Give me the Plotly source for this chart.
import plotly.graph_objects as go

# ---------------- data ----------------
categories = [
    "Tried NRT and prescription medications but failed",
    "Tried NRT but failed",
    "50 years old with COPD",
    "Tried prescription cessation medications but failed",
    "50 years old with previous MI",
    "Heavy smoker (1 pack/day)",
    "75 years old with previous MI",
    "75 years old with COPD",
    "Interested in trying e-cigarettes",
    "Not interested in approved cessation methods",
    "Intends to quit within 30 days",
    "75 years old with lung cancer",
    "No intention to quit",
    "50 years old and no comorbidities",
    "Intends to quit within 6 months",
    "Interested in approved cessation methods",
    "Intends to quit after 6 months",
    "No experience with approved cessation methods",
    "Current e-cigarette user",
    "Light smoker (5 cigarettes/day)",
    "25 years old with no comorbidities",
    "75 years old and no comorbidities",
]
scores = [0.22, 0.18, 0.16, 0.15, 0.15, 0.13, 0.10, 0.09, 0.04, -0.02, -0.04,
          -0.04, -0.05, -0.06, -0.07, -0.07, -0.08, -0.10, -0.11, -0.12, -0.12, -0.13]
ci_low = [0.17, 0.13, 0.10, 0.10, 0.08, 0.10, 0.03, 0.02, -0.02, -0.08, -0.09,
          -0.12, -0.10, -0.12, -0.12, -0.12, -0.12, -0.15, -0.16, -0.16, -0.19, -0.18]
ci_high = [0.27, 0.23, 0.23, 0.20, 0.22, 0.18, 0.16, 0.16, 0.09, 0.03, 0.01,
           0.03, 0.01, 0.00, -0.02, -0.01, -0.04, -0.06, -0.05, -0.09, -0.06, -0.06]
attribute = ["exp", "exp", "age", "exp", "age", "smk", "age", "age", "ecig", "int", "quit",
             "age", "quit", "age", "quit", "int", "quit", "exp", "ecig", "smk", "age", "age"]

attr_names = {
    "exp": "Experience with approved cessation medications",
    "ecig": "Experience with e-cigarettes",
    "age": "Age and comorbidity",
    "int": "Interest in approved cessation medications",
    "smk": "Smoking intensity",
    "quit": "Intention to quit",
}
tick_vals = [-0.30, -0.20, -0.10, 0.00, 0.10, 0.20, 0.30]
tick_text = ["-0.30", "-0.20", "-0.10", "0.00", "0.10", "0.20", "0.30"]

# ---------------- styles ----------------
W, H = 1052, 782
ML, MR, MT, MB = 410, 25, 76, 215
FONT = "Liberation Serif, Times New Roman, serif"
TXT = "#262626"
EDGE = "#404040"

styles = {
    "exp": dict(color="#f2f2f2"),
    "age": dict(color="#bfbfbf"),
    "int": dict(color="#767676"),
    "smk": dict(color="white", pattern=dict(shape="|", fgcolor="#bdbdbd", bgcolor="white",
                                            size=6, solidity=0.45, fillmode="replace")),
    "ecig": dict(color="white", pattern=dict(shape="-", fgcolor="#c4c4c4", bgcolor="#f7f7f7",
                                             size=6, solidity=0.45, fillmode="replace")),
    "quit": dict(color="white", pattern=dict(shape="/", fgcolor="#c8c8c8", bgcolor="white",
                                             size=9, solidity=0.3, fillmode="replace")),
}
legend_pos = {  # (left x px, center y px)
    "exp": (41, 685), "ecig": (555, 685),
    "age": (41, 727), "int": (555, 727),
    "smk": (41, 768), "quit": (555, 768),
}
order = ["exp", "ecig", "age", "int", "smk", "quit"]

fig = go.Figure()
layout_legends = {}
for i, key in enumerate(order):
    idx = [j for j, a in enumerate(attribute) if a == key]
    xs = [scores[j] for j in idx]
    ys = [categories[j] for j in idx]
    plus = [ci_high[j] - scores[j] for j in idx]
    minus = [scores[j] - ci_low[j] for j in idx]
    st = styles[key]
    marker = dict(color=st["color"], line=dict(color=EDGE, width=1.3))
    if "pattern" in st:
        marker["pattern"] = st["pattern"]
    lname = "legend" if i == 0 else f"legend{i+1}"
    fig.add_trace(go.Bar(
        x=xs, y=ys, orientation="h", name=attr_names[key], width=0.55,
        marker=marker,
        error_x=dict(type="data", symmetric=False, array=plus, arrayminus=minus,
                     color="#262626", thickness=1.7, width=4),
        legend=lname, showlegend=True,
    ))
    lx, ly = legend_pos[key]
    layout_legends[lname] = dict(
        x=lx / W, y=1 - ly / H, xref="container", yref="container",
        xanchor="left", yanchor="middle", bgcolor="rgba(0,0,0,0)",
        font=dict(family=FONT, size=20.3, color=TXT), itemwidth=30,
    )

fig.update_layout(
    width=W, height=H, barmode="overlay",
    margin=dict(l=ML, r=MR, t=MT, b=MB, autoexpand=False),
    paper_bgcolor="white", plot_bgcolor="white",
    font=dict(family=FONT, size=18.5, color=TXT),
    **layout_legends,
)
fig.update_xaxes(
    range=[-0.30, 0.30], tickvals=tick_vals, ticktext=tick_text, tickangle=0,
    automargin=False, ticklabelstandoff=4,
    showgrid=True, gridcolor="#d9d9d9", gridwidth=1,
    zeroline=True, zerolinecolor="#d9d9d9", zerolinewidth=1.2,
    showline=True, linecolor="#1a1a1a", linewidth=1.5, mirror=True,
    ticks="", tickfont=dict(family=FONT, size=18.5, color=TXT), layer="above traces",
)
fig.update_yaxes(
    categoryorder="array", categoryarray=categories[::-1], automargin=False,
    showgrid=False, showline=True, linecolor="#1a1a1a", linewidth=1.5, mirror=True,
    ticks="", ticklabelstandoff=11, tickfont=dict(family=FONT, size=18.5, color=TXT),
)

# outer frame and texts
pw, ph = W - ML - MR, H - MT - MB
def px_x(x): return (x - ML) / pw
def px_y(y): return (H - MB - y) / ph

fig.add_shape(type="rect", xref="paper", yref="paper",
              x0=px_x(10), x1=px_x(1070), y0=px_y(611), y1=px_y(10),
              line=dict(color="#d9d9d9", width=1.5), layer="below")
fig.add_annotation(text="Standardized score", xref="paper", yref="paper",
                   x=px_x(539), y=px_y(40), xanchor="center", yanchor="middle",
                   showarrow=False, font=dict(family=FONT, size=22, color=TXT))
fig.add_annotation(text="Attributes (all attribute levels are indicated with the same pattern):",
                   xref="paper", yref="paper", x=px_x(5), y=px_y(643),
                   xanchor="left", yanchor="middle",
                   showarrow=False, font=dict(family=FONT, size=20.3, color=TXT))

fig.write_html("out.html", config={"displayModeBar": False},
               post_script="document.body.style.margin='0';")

——————————

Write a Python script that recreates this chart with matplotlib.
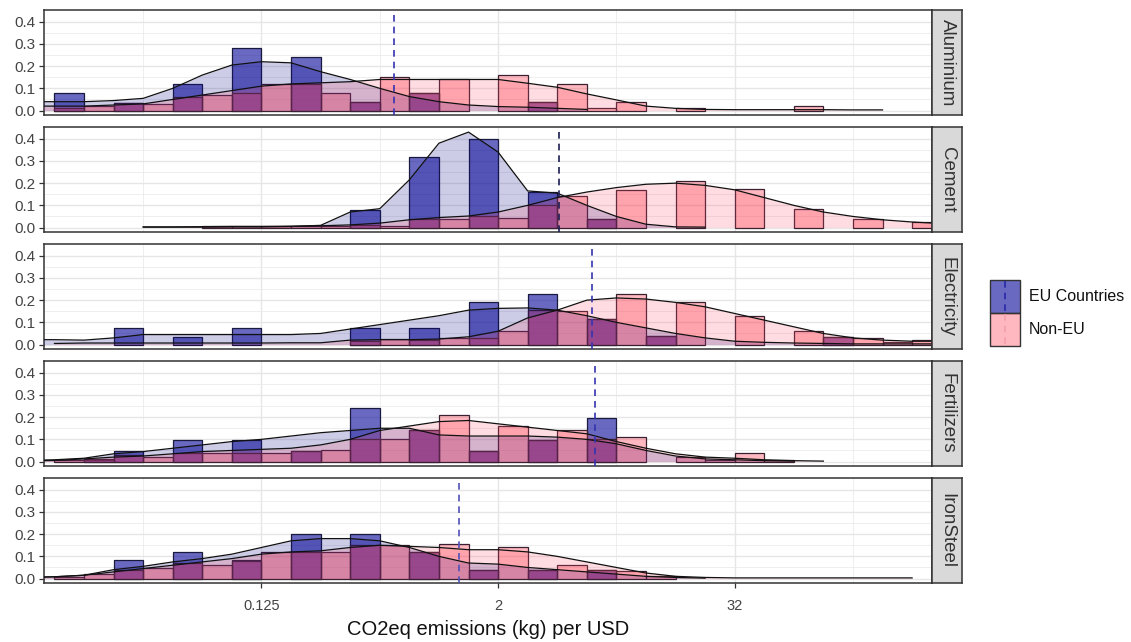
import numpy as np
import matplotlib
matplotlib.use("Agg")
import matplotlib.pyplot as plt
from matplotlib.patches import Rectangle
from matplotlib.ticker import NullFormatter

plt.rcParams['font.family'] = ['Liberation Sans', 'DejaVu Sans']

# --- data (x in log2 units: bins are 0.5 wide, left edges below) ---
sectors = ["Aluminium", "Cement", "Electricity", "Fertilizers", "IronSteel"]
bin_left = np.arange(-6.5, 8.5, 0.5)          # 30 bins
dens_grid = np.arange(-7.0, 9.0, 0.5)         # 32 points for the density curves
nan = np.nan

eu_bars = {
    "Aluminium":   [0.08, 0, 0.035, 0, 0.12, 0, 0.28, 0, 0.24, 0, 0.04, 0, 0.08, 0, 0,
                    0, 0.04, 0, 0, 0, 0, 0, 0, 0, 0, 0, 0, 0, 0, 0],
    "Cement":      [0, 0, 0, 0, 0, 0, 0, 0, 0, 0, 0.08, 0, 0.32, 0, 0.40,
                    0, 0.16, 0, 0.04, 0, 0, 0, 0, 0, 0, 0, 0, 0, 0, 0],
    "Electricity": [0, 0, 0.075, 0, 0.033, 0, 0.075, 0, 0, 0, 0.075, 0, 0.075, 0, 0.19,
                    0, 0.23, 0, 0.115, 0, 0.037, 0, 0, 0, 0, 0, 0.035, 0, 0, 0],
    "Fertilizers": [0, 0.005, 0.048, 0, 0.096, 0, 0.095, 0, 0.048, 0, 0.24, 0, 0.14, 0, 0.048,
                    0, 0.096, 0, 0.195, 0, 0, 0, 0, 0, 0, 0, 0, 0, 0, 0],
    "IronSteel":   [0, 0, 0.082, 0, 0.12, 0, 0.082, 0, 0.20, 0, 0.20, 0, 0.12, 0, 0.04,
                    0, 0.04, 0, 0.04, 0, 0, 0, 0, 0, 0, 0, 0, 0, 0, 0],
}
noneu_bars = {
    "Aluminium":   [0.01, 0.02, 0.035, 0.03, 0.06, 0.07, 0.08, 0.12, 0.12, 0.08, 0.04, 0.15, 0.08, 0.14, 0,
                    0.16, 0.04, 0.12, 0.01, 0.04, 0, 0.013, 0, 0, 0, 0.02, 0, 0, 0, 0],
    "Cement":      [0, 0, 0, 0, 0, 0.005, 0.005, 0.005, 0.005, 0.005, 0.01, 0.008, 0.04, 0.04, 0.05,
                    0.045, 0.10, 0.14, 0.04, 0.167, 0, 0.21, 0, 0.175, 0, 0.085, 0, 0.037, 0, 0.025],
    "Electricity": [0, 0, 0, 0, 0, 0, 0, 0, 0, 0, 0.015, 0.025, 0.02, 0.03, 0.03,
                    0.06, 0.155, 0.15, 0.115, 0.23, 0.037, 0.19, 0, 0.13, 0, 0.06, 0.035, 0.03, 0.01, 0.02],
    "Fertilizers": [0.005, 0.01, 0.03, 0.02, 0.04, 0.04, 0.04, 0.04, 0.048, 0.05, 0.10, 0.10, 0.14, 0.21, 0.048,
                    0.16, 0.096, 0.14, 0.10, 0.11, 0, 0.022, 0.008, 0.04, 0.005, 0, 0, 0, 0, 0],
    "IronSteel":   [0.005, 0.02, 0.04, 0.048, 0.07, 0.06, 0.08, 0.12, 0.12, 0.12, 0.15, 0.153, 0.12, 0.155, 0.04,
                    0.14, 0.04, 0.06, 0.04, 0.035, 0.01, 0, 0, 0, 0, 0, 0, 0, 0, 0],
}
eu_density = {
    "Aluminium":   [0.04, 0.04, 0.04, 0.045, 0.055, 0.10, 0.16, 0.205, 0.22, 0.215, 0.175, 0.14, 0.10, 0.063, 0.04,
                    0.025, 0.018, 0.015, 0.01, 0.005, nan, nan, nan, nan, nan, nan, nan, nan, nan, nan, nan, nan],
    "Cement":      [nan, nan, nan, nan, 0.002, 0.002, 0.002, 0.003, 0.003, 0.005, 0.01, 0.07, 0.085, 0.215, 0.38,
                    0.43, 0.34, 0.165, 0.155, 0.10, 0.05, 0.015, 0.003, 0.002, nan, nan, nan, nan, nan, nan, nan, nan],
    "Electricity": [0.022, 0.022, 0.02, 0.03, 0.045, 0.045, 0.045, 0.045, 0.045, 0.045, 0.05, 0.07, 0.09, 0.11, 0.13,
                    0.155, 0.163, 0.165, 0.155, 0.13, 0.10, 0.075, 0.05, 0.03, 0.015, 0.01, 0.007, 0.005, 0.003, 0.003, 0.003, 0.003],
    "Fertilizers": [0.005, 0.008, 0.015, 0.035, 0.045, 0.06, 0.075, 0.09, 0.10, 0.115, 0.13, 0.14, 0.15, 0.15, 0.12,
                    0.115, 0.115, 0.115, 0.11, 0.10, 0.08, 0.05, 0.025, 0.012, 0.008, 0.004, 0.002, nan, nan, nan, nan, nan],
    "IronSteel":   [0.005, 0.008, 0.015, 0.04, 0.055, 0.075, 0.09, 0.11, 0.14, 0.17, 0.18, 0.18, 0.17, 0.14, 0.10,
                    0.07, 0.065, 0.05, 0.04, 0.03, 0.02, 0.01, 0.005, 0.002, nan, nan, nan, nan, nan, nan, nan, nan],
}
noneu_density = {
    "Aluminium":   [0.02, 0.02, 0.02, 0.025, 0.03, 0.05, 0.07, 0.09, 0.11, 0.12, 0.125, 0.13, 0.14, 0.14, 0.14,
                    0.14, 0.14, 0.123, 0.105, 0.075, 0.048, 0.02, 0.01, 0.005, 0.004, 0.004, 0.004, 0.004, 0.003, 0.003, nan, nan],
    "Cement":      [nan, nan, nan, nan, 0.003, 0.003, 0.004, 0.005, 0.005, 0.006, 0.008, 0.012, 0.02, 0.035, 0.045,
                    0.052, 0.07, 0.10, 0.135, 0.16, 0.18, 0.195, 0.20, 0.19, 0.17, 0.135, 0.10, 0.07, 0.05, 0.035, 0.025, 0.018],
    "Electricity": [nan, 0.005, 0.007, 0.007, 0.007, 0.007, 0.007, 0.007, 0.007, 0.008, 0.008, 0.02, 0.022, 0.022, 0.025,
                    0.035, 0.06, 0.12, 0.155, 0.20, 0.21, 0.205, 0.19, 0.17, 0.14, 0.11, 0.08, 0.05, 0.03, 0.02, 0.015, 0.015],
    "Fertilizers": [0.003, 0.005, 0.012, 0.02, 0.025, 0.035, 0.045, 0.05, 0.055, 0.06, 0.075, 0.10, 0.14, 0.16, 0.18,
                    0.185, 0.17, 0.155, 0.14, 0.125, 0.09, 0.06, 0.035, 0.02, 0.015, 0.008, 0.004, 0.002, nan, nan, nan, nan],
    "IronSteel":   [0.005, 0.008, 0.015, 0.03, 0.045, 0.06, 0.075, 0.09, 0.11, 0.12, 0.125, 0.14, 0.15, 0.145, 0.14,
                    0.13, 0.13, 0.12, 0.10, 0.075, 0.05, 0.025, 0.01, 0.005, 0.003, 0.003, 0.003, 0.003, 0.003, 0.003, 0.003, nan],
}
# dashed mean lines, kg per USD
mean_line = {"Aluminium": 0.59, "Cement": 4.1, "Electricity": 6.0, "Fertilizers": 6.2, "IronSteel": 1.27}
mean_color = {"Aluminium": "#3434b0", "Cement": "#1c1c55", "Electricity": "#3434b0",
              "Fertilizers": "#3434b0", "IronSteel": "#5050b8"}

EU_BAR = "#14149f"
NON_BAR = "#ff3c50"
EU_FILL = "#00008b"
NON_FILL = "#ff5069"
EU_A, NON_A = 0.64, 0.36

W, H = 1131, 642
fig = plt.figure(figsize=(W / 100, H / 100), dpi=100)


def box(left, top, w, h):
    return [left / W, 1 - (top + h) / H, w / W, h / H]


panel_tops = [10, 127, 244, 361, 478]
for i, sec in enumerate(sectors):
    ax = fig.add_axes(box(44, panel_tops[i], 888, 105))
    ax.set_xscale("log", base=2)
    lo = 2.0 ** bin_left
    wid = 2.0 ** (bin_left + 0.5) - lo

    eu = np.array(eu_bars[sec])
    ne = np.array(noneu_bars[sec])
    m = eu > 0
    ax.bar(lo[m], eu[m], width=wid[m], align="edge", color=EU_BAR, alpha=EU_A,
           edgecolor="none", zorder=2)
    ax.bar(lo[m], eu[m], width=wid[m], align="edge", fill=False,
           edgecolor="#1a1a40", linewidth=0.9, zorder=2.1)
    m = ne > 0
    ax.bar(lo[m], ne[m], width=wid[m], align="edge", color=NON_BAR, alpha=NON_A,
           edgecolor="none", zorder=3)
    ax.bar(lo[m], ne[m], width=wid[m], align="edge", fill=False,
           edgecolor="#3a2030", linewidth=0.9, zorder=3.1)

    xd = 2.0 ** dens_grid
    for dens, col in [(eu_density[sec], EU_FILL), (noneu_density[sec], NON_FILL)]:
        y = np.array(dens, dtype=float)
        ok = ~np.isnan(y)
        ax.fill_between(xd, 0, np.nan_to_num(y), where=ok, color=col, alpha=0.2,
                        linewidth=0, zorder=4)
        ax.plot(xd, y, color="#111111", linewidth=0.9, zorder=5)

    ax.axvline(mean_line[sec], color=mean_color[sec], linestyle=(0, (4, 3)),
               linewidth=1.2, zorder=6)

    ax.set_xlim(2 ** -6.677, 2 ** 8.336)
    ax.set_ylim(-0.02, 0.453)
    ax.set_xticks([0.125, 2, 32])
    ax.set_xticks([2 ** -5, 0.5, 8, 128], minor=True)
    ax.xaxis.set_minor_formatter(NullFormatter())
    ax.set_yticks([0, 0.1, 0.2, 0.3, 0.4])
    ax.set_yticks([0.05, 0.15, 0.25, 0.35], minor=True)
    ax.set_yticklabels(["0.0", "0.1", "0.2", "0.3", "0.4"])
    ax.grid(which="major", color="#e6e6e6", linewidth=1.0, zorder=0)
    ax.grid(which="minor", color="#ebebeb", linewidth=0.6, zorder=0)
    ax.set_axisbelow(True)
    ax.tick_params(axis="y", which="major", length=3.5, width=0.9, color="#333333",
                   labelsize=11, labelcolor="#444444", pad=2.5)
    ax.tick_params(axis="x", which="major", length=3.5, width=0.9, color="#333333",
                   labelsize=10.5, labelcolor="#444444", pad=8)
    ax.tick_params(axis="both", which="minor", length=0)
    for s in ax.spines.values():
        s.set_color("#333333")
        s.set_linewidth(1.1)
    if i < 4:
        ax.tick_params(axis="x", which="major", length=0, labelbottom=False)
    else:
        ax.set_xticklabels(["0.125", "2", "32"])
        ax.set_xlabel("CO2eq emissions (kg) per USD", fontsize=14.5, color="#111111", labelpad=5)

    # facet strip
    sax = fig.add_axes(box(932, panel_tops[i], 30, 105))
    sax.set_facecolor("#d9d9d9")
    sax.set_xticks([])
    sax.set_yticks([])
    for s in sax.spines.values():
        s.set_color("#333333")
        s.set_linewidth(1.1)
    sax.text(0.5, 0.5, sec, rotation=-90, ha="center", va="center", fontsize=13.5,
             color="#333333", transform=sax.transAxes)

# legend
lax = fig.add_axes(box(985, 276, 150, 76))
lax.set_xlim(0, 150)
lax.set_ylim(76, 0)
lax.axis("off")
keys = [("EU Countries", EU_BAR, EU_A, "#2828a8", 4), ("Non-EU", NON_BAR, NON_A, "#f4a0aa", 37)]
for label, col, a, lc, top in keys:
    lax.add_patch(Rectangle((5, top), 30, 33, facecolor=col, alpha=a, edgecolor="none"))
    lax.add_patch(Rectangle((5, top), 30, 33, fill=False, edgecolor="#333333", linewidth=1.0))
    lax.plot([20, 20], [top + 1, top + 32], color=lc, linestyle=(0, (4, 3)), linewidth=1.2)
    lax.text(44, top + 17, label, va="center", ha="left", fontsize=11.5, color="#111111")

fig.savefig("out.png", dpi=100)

——————————

◆ Description of the task: Using the entries above, extract exactly the span from the line with "Give me the Plotly source for this chart." to the line with "import plotly.graph_objects as go", both lines included; leave out everything else.

◆ Full solution:
Give me the Plotly source for this chart.
import plotly.graph_objects as go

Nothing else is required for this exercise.